Hackle's blog
between the abstractions we want and the abstractions we get.

LINQ, infinity, laziness and oh my!

As a big fan of Erik Meijer's I feel necessary to write about LINQ, although he himself might be thinking differently about this topic.

There are fascinating things with LINQ that can elude even the most experienced users. Here I will try to share what I have learned.

Infinity

We start with infinity.

    var infinity = Infinity.Of(index => index); // the index can be useful
    // 0, 1, 2, 3 ...

    infinity.Take(10);
    // 10 elements

    infinity.Take(100000);
    // 100000 elements

Or, what's a fluent way to validate a password with 3 tries?

		var authenticated = Infinity.Of(_ => {
			Console.WriteLine("What's the password?");
			return Console.ReadLine();
		}).Take(3).Any(pass => pass == "boss");

Isn't this magical? Well in fact it's only a simple use of laziness, or, the deferred execution model of LINQ.
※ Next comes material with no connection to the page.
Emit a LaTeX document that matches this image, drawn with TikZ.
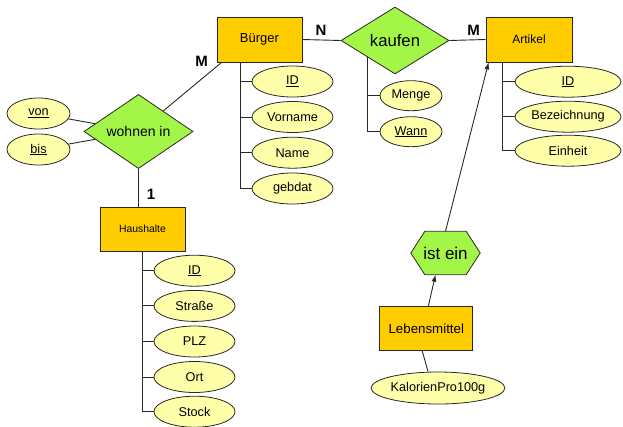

Here is the implementation!

public static class Infinity
{
    public static IEnumerable<T> Of<T>(Func<int, T> f)
    {
        var i = 0;
        while (true)
        {
            yield return f(i++);
        }
    }
}

To understand this, you'll need to learn about yield return (here).

Simply put:

All things combined - we get the magical Infinity helper!

lazy, or eager?

One popular practice I regret to find in using LINQ methods, is to invariably evaluate immediately after a query, for example, Select(...).ToArray().

While this does save us from undesired effects of LINQ, it basically reduces LINQ to any ordinary list comprehension methods, thus stopping us from getting the benefits of nuanced use of LINQ.

As an example, if we had evaluated Infinity eagerly, we wouldn't have been able to write the password validator:

Infinity.Of(_ => {
  Console.WriteLine("What's the password?");
  return Console.ReadLine();
}).ToArray()... // <--- this never ends, or result in stack overflow

The beauty of lazy evaluation, is that it gives us control over when and how exactly evaluation can happen. And before we get to that point, there is much we can do to keep the evaluation to a minimum:

All this is obvious with the Infinity example - have a play!

So the moral is - embrace the laziness, and accept the power and the challenge.

but when to evaluate eagerly?

In the example below, ToArray() becomes necessary (or even essential).

Assume that GetPeople() returns IEnumerable<Person>, which once evaluated, will call DB to query for a collection of Person.


public IEnumerable<Person> Get()
{
  var people = DbRepo.GetPeople();
  return people;
}

This can catch developers out quite often and quite badly - if the result IEnumerable<Person> is not evaluated now, and later used several times, each time it's used will result in a query to the database, poor!

Easy fix: add .ToArray() after GetPeople(). Because we want the side-effect to take place now, so further evaluation on people will not hit the database.

Now more about side effects.

keep out the side effects!

Developers who are used to for loops would usually try to shoehorn LINQ into loops, and inevitably, use FirstOrDefault() to emulate exiting a loop.

For example: update people's profile and stop on any error.

people.FirstOrDefault(person => {
  if (updateProfileInDb(person))
    return true; // failed, exit loop!

  ...and More
  return false; // keep updating
});

This may seem smart, but I would argue is a form of abuse to FirstOrDefault(). Firstly, it reverts the semantics, error becomes true, and success becomes false. Secondly, and possibly most importantly, I am one to believe that LINQ is not meant for side-effects.

Side-effects is actually where a lot of grievances for LINQ are from, for example, people complain that nothing gets saved in database with the below code:

people.Select(person => updateProfileInDb(person));

You would have guessed it: LINQ is lazy and because the result of the above Select is not used, the evaluation never takes place.

An easy fix:

people.Select(person => updateProfileInDb(person)).ToArray();

While this forces the evaluation, it's hardly idiomatic - Select is supposed to transform a collection of data, but the result is here thrown away.

A more LINQ-idiomatic way to write this, in my opinion, is to simply use a foreach loop, as it's made for side-effects.

foreach (var person in people) {
  updateProfileInDb(person);
}

And now a quiz: I believe there is a reason for LINQ to not come with a ForEach method, care to guess why?